Dino Marcaccio

Dino Marcaccio
President
Former Texas Comptroller State Tax Auditor

Section 111.0611: Personal Liability for Fraudulent Tax Evasion

I prefer to call it the ‘Personal Officer Fraud’ Tax Code Section. Either way, you have probably never heard of this tax law unless you or your client has received some type Texas Comptroller Notification usually based on a Sales Tax or Liquor Tax audit assessment. These assessments are absolutely deadly and very often result in liens on officers’ homes and if not paid, a personal lawsuit by the Texas Attorney General’s Office on behalf of the Texas Comptroller’s Office. I personally believe that over 50% of these assessments have little to no legal basis and often can be challenged and BEAT.

Tax Code Section 111.0611 allows the Comptroller to: (1) add a 50% Fraud Penalty to any qualified (their definition) audit assessment and (2) personally assign to entire liability (tax, penalties, interest) to any officer(s). By definition, a 50% Fraud Penalty is applied to the tax assessed if the tax assessed (or even estimated) is more than 25% of the total tax due (tax reported + tax assessed or estimated).

That is, if what they assess in tax (numerator) is more than what they say you should have paid in tax (denominator) then you get hit with another 50% Fraud Penalty and the officer(s) receive a ‘Texas Notification of Personal Liability for Fraudulent Tax Evasion’. On that date the Comptroller normally registers that personal fraudulent tax liability in the county you live and do business in and almost always files a tax lien on any real property you own (INCLUDING YOUR HOME).

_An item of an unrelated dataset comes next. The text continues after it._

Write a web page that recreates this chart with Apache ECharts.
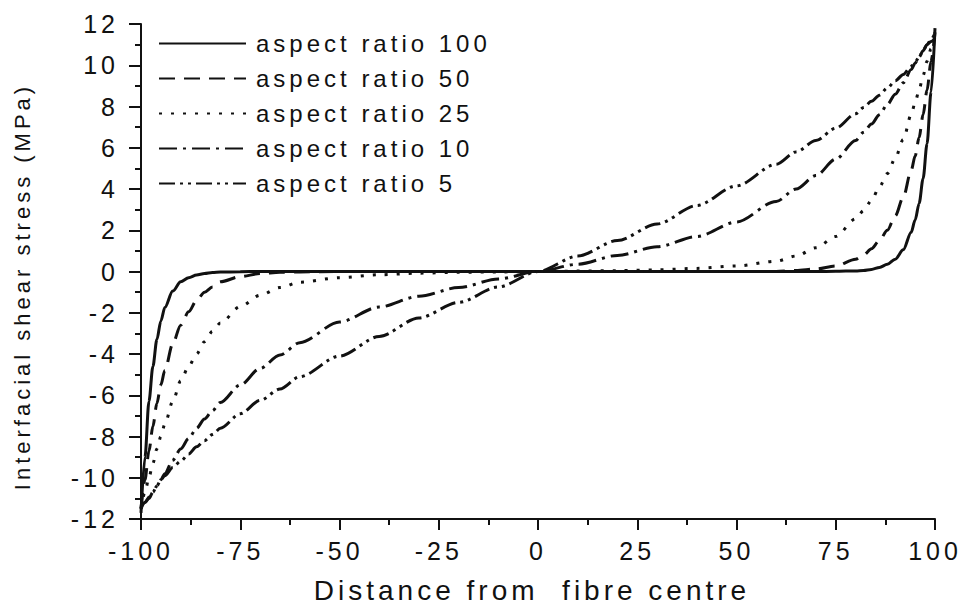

Nearly 7 years ago, 111.0611 ‘Personal Officer Fraud’ assessments were rarely applied. They just didn’t happen often because the Texas Comptroller had to PROVE that the officer(s) intended to commit fraud and have clear evidence of the ‘tax collected and not remitted’. But things changed dramatically when Susan Combs was elected in 2007. By the end of 2008 I began to see 111.0611 assessments being assigned to many estimated audits and now they are being generated much more often. But not is all lost. The pendulum is beginning to swing in the other direction. I would refer to you a recent 2015 Fraud Sales Tax Administrative Hearing case – CPA HEARING NO. 111,012. In this case the business owner won and the judge threw out the 50% Penalty and the personal assessment.

But beware. These assessments are not easy to defeat. In addition, what constitutes enough evidence to assess a 111.0611 is still not CLEAR, and each case seems to be judged on its own merits. Unfortunately, judges often don’t set the bar very high as far as allowing the Comptroller attorney to meet their initial burden of proof.

Usually what matters to most judges is which side was better prepared to argue their case in court. Although the Comptroller’s attorneys are supposed to have the initial burden of proof this is DEFINITELY not always the case. In this particular case (CPA Hearing Number 111,012) the judge decided to advocate for the TP and throw out the Fraud assessment even though the taxpayer provided little to no defensive arguments and/or evidence. But this rarely happens. Often the business owner (or representative) loses because the judges initially allow the 111.0611 assessment and the business owner is left fighting an uphill battle in Administrative Hearings court and possibly later in Texas District Court if it goes that far. All I can say is hire an experienced consultant who has WON these types of cases before and fasten your seat belt.